The first book of that series was a big suprise to me and easily a must in my top 10 reads of this year. Few books was more fun to read than way he wrote the action,the mythology, the cool hero.

Im glad to see book 3 is coming out soon :)
 
:)

BTW, I just read the linked 2009 and 2010 threads, which I somehow missed the first time(s) around. Interesting to see people's read-counts (many made me feel better; some worse). To add that: my Top Ten reads for 2011 were chosen from about 42 books. Since this is week 48 and I don't know about weeks 1-4, that's almost exactly averaging one book per week. (There used to be times I averaged reading one book every day or two.)

Mine were chosen from about 35 and of those only about 25 were genre fiction which I limited my picks to.
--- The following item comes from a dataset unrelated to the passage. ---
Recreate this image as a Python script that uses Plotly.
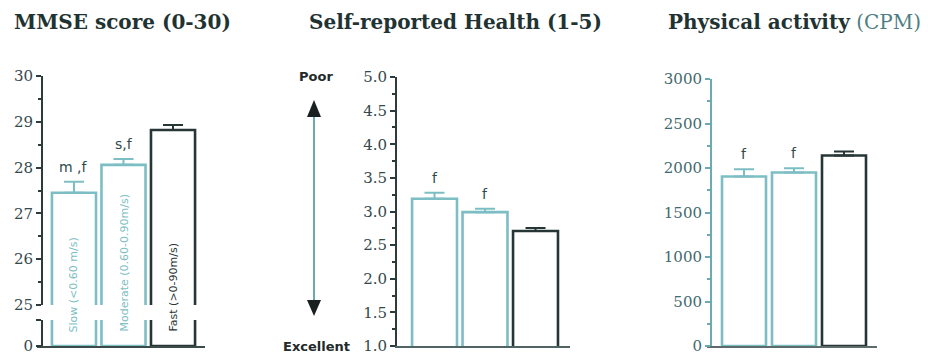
import plotly.graph_objects as go

# ---- data -------------------------------------------------------------
groups = ["Slow", "Moderate", "Fast"]
group_labels = ["Slow (<0.60 m/s)", "Moderate (0.60-0.90m/s)", "Fast (>0-90m/s)"]

mmse_mean = [27.45, 28.06, 28.82]
mmse_sem = [0.24, 0.13, 0.11]
mmse_sig = ["m ,f", "s,f", ""]

health_mean = [3.19, 2.99, 2.71]
health_sem = [0.09, 0.05, 0.045]
health_sig = ["f", "f", ""]

pa_mean = [1905, 1950, 2140]
pa_sem = [80, 48, 45]
pa_sig = ["f", "f", ""]

mmse_ticks = [25, 26, 27, 28, 29, 30]
pa_ticks = [0, 500, 1000, 1500, 2000, 2500, 3000]

# ---- styling ----------------------------------------------------------
W, H = 928, 354
TEAL = "#7cbec3"
DARK = "#263535"
AXIS_DARK = "#2d3b3b"
AXIS_TEAL = "#6aaab0"
LABEL_DARK = "#34494b"
LABEL_TEAL = "#3f6a6e"
bar_colors = [TEAL, TEAL, DARK]
SERIF = "DejaVu Serif"
SANS = "DejaVu Sans"


def fx(px):
    return px / W


def fy(py):
    return 1 - py / H


fig = go.Figure()


def add_bars(xa, ya, means, sems, width, errors=True):
    for i, (m, s) in enumerate(zip(means, sems)):
        fig.add_trace(go.Bar(
            x=[i], y=[m], width=width, xaxis=xa, yaxis=ya,
            marker=dict(color="white", line=dict(color=bar_colors[i], width=2.6)),
            error_y=dict(type="data", array=[s], arrayminus=[0], symmetric=False,
                         visible=errors, color=bar_colors[i], thickness=2, width=10),
            showlegend=False, hoverinfo="skip",
        ))


# MMSE: broken axis (upper 25-30 segment, lower stub holding zero)
add_bars("x", "y", mmse_mean, mmse_sem, 0.89)
add_bars("x", "y2", mmse_mean, mmse_sem, 0.89, errors=False)
# Self-reported health
add_bars("x2", "y3", health_mean, health_sem, 0.89)
# Physical activity
add_bars("x3", "y4", pa_mean, pa_sem, 0.88)

tickfont = dict(family=SERIF, size=15, color=LABEL_DARK)
common_x = dict(showticklabels=False, ticks="", showgrid=False, zeroline=False,
                showline=True, linewidth=2, fixedrange=True, automargin=False)
common_y = dict(showgrid=False, zeroline=False, showline=True, linewidth=2,
                ticks="outside", ticklen=5, tickwidth=2, fixedrange=True, automargin=False,
                ticklabeloverflow="allow")

fig.update_layout(
    width=W, height=H, margin=dict(l=0, r=0, t=0, b=0, pad=0), autosize=False,
    paper_bgcolor="white", plot_bgcolor="white",
    barmode="overlay", showlegend=False,
    xaxis=dict(domain=[fx(37), fx(205)], range=[-0.747, 2.646], anchor="y2",
               linecolor="#3c4a4a", **common_x),
    yaxis=dict(domain=[fy(305), fy(76)], range=[25, 30], anchor="free", position=fx(42),
               tickvals=mmse_ticks, linecolor=AXIS_DARK, tickcolor=AXIS_DARK,
               minor=dict(dtick=0.5, ticklen=3, tickwidth=2, ticks="outside", tickcolor=AXIS_DARK),
               tickfont=tickfont, **common_y),
    yaxis2=dict(domain=[fy(346), fy(320)], range=[0, 1], anchor="free", position=fx(42),
                tickvals=[0, 1], ticktext=["0", ""], linecolor=AXIS_DARK, tickcolor=AXIS_DARK,
                tickfont=tickfont, **common_y),
    xaxis2=dict(domain=[fx(397), fx(570)], range=[-0.743, 2.683], anchor="y3",
                linecolor="#506464", **common_x),
    yaxis3=dict(domain=[fy(346), fy(77)], range=[1, 5], anchor="x2",
                dtick=0.5, tick0=1, tickformat=".1f", linecolor=AXIS_DARK, tickcolor=AXIS_DARK,
                minor=dict(dtick=0.25, ticklen=3, tickwidth=2, ticks="outside", tickcolor=AXIS_DARK),
                tickfont=tickfont, **common_y),
    xaxis3=dict(domain=[fx(707), fx(877)], range=[-0.74, 2.66], anchor="y4",
                linecolor="#5e6b6b", **common_x),
    yaxis4=dict(domain=[fy(346), fy(79)], range=[0, 3000], anchor="free", position=fx(711),
                tickvals=pa_ticks, linecolor=AXIS_TEAL, tickcolor=AXIS_TEAL,
                minor=dict(dtick=250, ticklen=3, tickwidth=2, ticks="outside", tickcolor=AXIS_TEAL),
                tickfont=dict(family=SERIF, size=15, color=LABEL_TEAL), **common_y),
)

annotations = []


def paper_text(text, px, py, font, **kw):
    annotations.append(dict(text=text, x=fx(px), y=fy(py), xref="paper", yref="paper",
                            xanchor="center", yanchor="middle", showarrow=False,
                            font=font, **kw))


# panel titles
title_font = dict(family=SERIF, size=20, color="#1f3333")
paper_text("<b>MMSE score (0-30)</b>", 122, 22, title_font)
paper_text("<b>Self-reported Health (1-5)</b>", 455, 22, title_font)
paper_text("<b>Physical activity</b> <span style='color:#4f7f84'>(CPM)</span>", 794, 22, title_font)

# significance letters above the error bars
sig_font = dict(family=SANS, size=14, color="#2e4a4c")
for xa, ya, means, sems, sigs in [("x", "y", mmse_mean, mmse_sem, mmse_sig),
                                  ("x2", "y3", health_mean, health_sem, health_sig),
                                  ("x3", "y4", pa_mean, pa_sem, pa_sig)]:
    for i, s in enumerate(sigs):
        if s:
            annotations.append(dict(text=s, x=i, y=means[i] + sems[i], xref=xa, yref=ya,
                                    xanchor="center", yanchor="middle", yshift=15,
                                    showarrow=False, font=sig_font))

# rotated group names inside the MMSE bars
for i, lab in enumerate(group_labels):
    annotations.append(dict(text=lab, x=i, y=fy(334), xref="x", yref="paper",
                            textangle=-90, yanchor="bottom", xanchor="center", showarrow=False,
                            font=dict(family=SANS, size=11, color=TEAL if i < 2 else DARK)))

# direction labels for the health scale
dir_font = dict(family=SANS, size=13, color="#222a2a")
paper_text("<b>Poor</b>", 316, 76, dir_font)
paper_text("<b>Excellent</b>", 316, 346, dir_font)

fig.update_layout(annotations=annotations)

# double-headed arrow between "Poor" and "Excellent"
ax = 314
fig.add_shape(type="line", xref="paper", yref="paper",
              x0=fx(ax), x1=fx(ax), y0=fy(114), y1=fy(303),
              line=dict(color="#6aaab0", width=2))
for tip, base in [(100, 117), (316, 300)]:
    path = "M {:.5f} {:.5f} L {:.5f} {:.5f} L {:.5f} {:.5f} Z".format(
        fx(ax), fy(tip), fx(ax - 7), fy(base), fx(ax + 7), fy(base))
    fig.add_shape(type="path", xref="paper", yref="paper", path=path,
                  fillcolor="#1a1f1f", line=dict(width=0))

fig.write_html("out.html")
So picking the top ten novels wasn't terribly hard for me.
 
Nice!

The first book of that series was a big suprise to me and easily a must in my top 10 reads of this year. Few books was more fun to read than way he wrote the action,the mythology, the cool hero.

Im glad to see book 3 is coming out soon :)

Totally. Definitely one of the coolest books I have ever read. Not the best, but the coolest. Great hero, amazing set pieces and action, and a fantastic blend of mythologies.
 
I have read 79 novels so far this year and most of them were i see in goodreads classics field, general fiction,crime,very few SF or fantasy.

1. 1984 by George Orwell
2. The Dirdir by Jack Vance
3. Complete Poems by Edith Södergran( she is sort of Edgar Allan Poe of nordic poetry)
4. Siddharta by Herman Hesse
5. Butcher's Moon by Richard Stark
6. Ticket to the boneyard by Lawrence Block
7. Somewhere in time by Richard Matheson
8. Det Mest Förbjudna by Kerstin Thorvall( 70s powerful,personal feminist novel)
9.Merkabah Rider: Tales of a High Planes Drifter by Edward M.Erdelec
10. A Mercy by Toni Morrison

Had to cut out quality books by Sara Lidman, Duras,Ibsen,Matt Hughes,Jim Thompson etc

Hardest year to choose top 10 easily so far for me. Those top 10 was the ones i felt i must list as quality reads this year.